**What you will do:** Search the listing for "chart" and copy every line where it appears.
--- start of Working data ---
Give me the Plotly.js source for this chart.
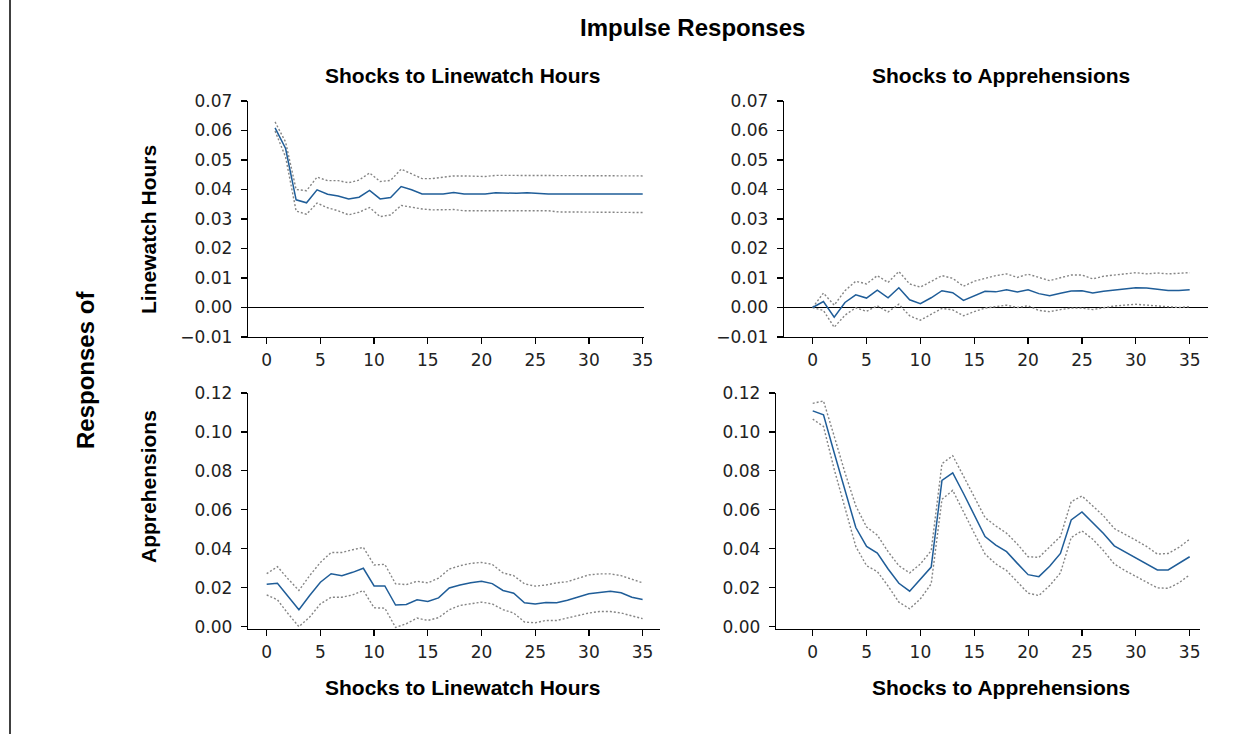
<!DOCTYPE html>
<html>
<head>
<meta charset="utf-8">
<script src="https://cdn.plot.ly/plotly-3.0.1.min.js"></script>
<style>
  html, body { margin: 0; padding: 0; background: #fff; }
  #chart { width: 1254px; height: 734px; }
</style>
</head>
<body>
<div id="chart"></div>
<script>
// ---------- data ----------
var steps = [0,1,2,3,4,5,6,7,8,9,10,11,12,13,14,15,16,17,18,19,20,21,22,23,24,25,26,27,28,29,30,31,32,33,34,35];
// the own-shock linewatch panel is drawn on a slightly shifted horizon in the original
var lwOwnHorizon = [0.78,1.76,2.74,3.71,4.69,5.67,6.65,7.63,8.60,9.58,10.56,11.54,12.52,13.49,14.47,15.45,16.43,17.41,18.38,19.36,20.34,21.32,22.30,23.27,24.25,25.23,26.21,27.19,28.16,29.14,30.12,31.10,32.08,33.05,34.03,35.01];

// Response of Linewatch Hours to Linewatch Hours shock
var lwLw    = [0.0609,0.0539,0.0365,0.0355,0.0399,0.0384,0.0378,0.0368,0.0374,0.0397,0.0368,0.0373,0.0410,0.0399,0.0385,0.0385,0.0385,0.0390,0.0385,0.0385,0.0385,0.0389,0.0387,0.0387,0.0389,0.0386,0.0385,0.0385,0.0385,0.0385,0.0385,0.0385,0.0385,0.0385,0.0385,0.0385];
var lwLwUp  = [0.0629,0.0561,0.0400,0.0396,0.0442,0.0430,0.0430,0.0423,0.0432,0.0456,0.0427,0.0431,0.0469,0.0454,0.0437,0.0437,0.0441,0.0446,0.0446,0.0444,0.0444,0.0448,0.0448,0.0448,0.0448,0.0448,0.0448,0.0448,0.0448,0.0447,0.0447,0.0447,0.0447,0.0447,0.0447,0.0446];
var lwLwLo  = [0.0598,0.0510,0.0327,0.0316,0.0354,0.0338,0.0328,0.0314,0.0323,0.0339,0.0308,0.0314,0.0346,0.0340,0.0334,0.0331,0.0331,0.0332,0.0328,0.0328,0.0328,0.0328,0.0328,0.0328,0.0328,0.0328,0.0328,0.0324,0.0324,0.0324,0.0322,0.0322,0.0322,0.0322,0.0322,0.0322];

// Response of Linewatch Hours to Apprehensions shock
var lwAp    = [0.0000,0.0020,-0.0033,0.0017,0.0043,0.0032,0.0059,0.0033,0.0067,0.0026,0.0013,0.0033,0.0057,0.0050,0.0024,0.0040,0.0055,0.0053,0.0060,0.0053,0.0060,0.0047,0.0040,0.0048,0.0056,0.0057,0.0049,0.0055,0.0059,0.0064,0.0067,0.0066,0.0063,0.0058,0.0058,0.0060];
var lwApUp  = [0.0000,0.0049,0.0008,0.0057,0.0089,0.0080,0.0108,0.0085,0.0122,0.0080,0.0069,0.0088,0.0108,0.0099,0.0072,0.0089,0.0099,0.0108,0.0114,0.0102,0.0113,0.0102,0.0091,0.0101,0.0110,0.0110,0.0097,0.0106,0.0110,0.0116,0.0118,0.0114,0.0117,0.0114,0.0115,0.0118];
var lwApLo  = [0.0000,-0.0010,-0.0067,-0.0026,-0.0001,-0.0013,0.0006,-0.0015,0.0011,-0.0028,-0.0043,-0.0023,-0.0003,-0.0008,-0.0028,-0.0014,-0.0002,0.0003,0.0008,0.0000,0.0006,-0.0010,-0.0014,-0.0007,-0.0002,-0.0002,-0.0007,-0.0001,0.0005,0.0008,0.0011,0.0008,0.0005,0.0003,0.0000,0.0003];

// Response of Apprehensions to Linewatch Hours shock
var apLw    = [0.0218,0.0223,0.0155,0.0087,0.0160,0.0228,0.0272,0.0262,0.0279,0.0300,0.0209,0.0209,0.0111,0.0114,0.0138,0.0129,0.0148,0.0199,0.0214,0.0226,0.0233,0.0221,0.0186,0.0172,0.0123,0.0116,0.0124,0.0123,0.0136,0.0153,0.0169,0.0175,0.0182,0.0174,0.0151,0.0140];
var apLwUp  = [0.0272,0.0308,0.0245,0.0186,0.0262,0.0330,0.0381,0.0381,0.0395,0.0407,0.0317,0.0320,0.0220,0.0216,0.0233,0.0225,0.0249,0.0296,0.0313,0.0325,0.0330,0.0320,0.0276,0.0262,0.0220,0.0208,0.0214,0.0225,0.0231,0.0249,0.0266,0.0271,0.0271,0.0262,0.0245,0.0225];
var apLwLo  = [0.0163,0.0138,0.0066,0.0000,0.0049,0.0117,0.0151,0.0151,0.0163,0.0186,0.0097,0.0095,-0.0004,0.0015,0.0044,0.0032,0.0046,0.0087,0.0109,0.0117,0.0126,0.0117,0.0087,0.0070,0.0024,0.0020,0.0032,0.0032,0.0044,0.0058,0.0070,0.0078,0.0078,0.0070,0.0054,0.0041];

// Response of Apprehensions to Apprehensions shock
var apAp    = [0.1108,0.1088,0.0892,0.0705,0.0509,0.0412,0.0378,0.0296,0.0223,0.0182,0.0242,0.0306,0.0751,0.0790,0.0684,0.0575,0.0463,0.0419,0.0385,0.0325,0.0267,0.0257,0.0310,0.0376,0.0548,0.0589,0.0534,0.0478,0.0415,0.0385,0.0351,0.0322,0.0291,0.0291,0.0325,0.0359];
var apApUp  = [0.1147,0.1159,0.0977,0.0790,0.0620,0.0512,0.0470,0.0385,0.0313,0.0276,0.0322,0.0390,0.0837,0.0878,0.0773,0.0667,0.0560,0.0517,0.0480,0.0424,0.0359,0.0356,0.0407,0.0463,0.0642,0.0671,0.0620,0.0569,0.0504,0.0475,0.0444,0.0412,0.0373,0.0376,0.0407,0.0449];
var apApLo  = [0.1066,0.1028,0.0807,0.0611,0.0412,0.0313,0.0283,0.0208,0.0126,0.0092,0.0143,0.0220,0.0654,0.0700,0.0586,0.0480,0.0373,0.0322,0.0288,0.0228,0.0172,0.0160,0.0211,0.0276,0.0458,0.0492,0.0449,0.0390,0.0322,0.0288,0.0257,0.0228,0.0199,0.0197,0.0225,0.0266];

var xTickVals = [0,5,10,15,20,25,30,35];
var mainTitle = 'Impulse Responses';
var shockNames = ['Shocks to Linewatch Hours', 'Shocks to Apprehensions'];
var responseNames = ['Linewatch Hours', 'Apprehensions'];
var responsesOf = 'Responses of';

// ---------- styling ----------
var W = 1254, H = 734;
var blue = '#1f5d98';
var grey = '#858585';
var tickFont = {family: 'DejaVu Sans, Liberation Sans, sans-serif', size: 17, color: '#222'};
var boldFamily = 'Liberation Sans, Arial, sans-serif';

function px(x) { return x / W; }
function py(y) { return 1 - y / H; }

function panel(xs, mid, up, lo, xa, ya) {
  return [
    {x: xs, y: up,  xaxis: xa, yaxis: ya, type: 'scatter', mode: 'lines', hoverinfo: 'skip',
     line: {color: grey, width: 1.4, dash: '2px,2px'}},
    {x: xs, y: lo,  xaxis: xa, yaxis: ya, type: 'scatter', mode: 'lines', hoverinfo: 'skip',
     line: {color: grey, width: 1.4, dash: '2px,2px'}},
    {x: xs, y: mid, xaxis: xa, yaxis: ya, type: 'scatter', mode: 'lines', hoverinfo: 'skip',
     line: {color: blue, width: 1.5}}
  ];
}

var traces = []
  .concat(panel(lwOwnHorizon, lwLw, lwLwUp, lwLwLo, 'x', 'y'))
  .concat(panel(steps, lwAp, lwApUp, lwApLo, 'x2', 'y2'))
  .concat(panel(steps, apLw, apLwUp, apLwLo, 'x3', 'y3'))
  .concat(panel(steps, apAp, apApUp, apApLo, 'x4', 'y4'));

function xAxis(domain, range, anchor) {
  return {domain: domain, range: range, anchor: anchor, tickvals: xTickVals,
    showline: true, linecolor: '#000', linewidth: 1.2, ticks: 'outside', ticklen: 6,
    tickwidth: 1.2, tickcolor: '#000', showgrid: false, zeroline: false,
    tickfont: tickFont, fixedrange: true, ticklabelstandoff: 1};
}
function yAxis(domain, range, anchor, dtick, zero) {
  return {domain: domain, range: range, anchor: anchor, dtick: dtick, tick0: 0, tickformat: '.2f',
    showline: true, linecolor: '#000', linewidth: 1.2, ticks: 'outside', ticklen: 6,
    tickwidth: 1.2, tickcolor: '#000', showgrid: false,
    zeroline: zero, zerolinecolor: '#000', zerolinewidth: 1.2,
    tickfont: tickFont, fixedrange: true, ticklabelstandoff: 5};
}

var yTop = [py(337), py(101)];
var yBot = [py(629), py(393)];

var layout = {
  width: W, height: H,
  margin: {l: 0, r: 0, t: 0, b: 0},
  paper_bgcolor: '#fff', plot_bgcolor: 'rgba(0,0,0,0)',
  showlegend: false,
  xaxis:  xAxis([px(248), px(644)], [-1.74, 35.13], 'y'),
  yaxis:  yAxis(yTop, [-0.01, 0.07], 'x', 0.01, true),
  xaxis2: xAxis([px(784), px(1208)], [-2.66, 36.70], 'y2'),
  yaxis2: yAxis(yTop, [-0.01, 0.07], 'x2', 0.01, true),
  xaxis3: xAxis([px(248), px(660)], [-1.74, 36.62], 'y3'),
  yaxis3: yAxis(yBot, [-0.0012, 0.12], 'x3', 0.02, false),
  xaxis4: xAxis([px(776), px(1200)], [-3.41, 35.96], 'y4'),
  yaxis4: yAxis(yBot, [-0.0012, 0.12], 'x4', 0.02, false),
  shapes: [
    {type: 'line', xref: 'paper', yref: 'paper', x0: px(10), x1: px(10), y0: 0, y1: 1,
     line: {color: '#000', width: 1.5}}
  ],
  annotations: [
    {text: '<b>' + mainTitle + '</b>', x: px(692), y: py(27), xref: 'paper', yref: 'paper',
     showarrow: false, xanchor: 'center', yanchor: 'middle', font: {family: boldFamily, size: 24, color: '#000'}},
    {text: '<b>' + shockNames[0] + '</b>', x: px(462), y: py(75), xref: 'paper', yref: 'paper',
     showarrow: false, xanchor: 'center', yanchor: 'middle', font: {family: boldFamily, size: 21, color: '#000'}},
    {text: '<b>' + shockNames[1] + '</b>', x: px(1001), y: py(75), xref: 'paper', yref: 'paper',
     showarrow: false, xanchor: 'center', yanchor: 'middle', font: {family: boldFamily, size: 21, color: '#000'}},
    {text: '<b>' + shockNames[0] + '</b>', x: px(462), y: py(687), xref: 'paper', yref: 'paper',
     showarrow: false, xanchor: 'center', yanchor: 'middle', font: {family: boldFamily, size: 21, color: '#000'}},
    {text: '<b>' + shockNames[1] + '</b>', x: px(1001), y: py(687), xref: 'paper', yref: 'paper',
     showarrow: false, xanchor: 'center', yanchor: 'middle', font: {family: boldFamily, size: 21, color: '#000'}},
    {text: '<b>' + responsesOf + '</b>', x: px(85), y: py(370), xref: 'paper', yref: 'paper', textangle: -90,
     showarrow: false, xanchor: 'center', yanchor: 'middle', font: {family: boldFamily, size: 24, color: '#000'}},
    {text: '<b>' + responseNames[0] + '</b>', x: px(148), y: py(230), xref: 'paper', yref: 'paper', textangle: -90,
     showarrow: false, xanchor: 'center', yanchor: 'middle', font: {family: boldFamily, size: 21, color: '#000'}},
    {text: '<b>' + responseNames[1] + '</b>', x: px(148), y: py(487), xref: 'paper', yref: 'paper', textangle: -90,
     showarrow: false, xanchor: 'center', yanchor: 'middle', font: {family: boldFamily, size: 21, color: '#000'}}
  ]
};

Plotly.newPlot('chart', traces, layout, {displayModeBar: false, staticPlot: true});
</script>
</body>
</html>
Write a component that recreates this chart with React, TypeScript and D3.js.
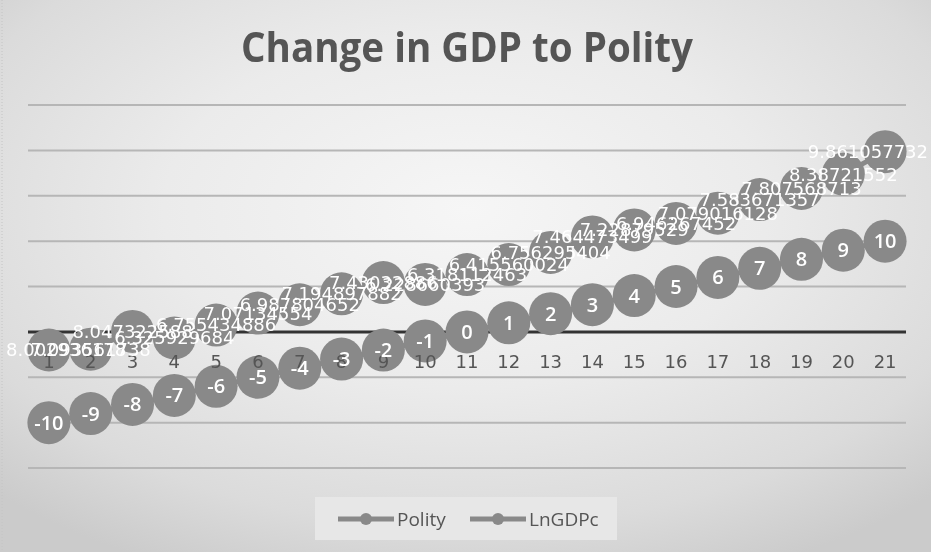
--- end of Working data ---
**Result for this exercise:**
Give me the Plotly.js source for this chart.
  #chart { width: 1254px; height: 734px; }
<div id="chart"></div>
Plotly.newPlot('chart', traces, layout, {displayModeBar: false, staticPlot: true});
Write a component that recreates this chart with React, TypeScript and D3.js.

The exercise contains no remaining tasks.